The Canva and Adobe debate usually starts with a shortcut. People say, “Canva is simple, Illustrator is powerful.” At first, that makes sense. But when design becomes serious work, that idea doesn’t hold up.

If you own a business, are learning design, or make visuals often, this choice matters a lot. Canva vs Illustrator is not just about what you like. It affects how your designs grow, stay consistent, and look outside a screen. This is even more important when you think about branding, printing, or other production work.

Canva is made to be fast and easy. You open it, pick a layout, change the content, and you’re done. That speed is exactly why people love it. Illustrator is different. It works with vectors, structure, and precise control. It expects you to know what you’re making before you start decorating it.

So, the real question isn’t which tool is better. The real question is: which tool actually helps to reach design goals?

So, let’s go step by step and make this clear.

Canva vs Adobe Illustrator Tools Comparison

canva vs adobe illustrator

When we compare Canva vs Adobe Illustrator, it’s important to know one thing first. These graphic design tools don’t do the same job. They are made for different kinds of design work.

Canva is simpler and faster. Illustrator is more advanced. Each one fits different design needs and skill levels.

Below, we’ll compare them in real design situations: daily tasks, creative freedom, print-ready files, and long-term branding. These are the parts of design that matter in real life, not just in theory.

By the end, you’ll understand where Canva works best, when Illustrator is needed, and which tool matches the kind of work you want to do.

Let’s go step by step and make it easy to see the differences.

1. Vector design vs pre-made structure

Canva works with templates. You use a system that someone else made. This makes it easy to try new things. But it also quietly limits how original your design can be. Push a design too far, and it starts to look blurry or messy. Try to tweak small details, and you might hit a limit.

Illustrator works differently. It’s fully vector-based. That means everything is made with math. A line stays perfect no matter how big you make it. This is important when a design needs to be very flexible.

For example, a small logo on a shirt or a giant print on the front. It won’t fall apart. This kind of precision isn’t optional if you want professional T-shirt printing. It’s just the standard.

2. Typography as decoration vs typography as design

In Canva, text is mostly decoration. You pick a font, make it bigger or smaller, maybe change the spacing a little, and that’s it. It works, but it’s basic.

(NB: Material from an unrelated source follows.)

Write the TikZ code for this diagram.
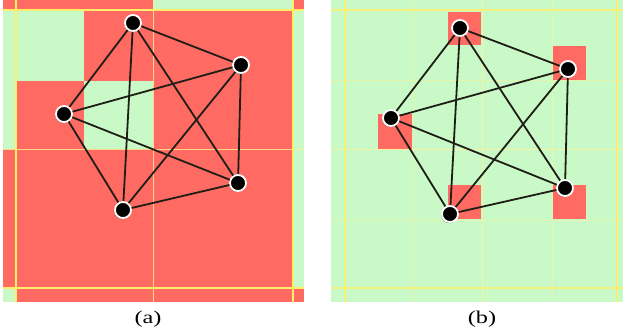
\documentclass[tikz,border=0pt]{standalone}
\usepackage{fontspec}
\setmainfont{Liberation Serif}
\usetikzlibrary{shadows}
\definecolor{cred}{HTML}{FF6A62}
\definecolor{cgreen}{HTML}{C9F9C7}
\definecolor{cyel}{HTML}{FFEE66}
\definecolor{cedge}{HTML}{1E1E16}
\begin{document}
\begin{tikzpicture}[x=1pt,y=-1pt,
  vtx/.style={circle,fill=black,draw=white,line width=1.8pt,minimum size=16pt,inner sep=0pt,
    drop shadow={shadow xshift=-0.8pt,shadow yshift=-1.2pt,fill=black!55,opacity=0.7}},
  edge/.style={draw=cedge,line width=1.8pt},
  strongline/.style={draw=cyel,line width=1.6pt},
  faintline/.style={draw=cyel!70!white,line width=0.9pt,opacity=0.8},
  caption/.style={font=\fontsize{18}{21}\selectfont,inner sep=0pt}]
\useasboundingbox (0,0) rectangle (628,334);
\fill[white] (0,0) rectangle (628,334);
% ---------- panel (a) ----------
\fill[cred] (3,0) rectangle (304,302);
\fill[cgreen] (153,0) rectangle (293,10);
\fill[cgreen] (3,10) rectangle (84,81);
\fill[cgreen] (3,81) rectangle (16,149);
\fill[cgreen] (84,81) rectangle (153,149);
\fill[cgreen] (293,10) rectangle (304,288);
\fill[cgreen] (3,288) rectangle (16,302);
\draw[faintline] (153,0) -- (153,302);
\draw[faintline] (3,149) -- (304,149);
\draw[strongline] (16,0) -- (16,302);
\draw[strongline] (293,0) -- (293,302);
\draw[strongline] (3,10) -- (304,10);
\draw[strongline] (3,288) -- (304,288);
% ---------- panel (b) ----------
\fill[cgreen] (331,0) rectangle (623,302);
\draw[faintline,opacity=0.5] (413,0) -- (413,302);
\draw[faintline,opacity=0.5] (552,0) -- (552,302);
\draw[faintline,opacity=0.5] (331,80) -- (623,80);
\draw[faintline,opacity=0.5] (331,220) -- (623,220);
\draw[faintline] (482,0) -- (482,302);
\draw[faintline] (331,149) -- (623,149);
\draw[strongline,opacity=0.8] (345,0) -- (345,302);
\draw[strongline,opacity=0.8] (617,0) -- (617,302);
\draw[strongline,opacity=0.8] (331,10) -- (623,10);
\draw[strongline,opacity=0.8] (331,288) -- (623,288);
\fill[cred] (448,12) rectangle (481,45);
\fill[cred] (553,46) rectangle (586,80);
\fill[cred] (378,114) rectangle (412,149);
\fill[cred] (448,185) rectangle (481,219);
\fill[cred] (553,185) rectangle (586,219);
% ---------- graph (a) ----------
\node[vtx] (a1) at (133,23) {};
\node[vtx] (a2) at (241,65) {};
\node[vtx] (a3) at (64,114) {};
\node[vtx] (a4) at (238,183) {};
\node[vtx] (a5) at (123,210) {};
\foreach \u/\v in {a1/a2,a1/a3,a1/a4,a1/a5,a2/a3,a2/a4,a2/a5,a3/a4,a3/a5,a4/a5}
  \draw[edge] (\u) -- (\v);
% ---------- graph (b) ----------
\node[vtx] (b1) at (460,28) {};
\node[vtx] (b2) at (568,69) {};
\node[vtx] (b3) at (391,118) {};
\node[vtx] (b4) at (565,188) {};
\node[vtx] (b5) at (450,214) {};
\foreach \u/\v in {b1/b2,b1/b3,b1/b4,b1/b5,b2/b3,b2/b4,b2/b5,b3/b4,b3/b5,b4/b5}
  \draw[edge] (\u) -- (\v);
% ---------- captions ----------
\node[caption] (capa) at (148,319) {\scalebox{1.35}[1]{(a)}};
\node[caption] (capb) at (482,319) {\scalebox{1.35}[1]{(b)}};
\end{tikzpicture}
\end{document}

In Illustrator, text is more like a building block. Letters can turn into shapes. You can bend them, break them, or make them follow a path. Text can even mix with pictures and drawings.

This matters a lot for design. Often, the text is the main part of the design. Logos, slogans, or custom lettering need more control than a simple template can give.

3. Screen colors vs print reality

Canva is made for screens. It looks great on phones, tablets, and social media. You can save your work to print, but the colors might not always turn out exactly right. You’re trusting the system to guess how they should look.

Illustrator is made for printing. It works with CMYK colors, special inks, and Pantone swatches. It even handles screen printing. These aren’t just fancy tools for experts. These are the skills you need to ensure things print correctly.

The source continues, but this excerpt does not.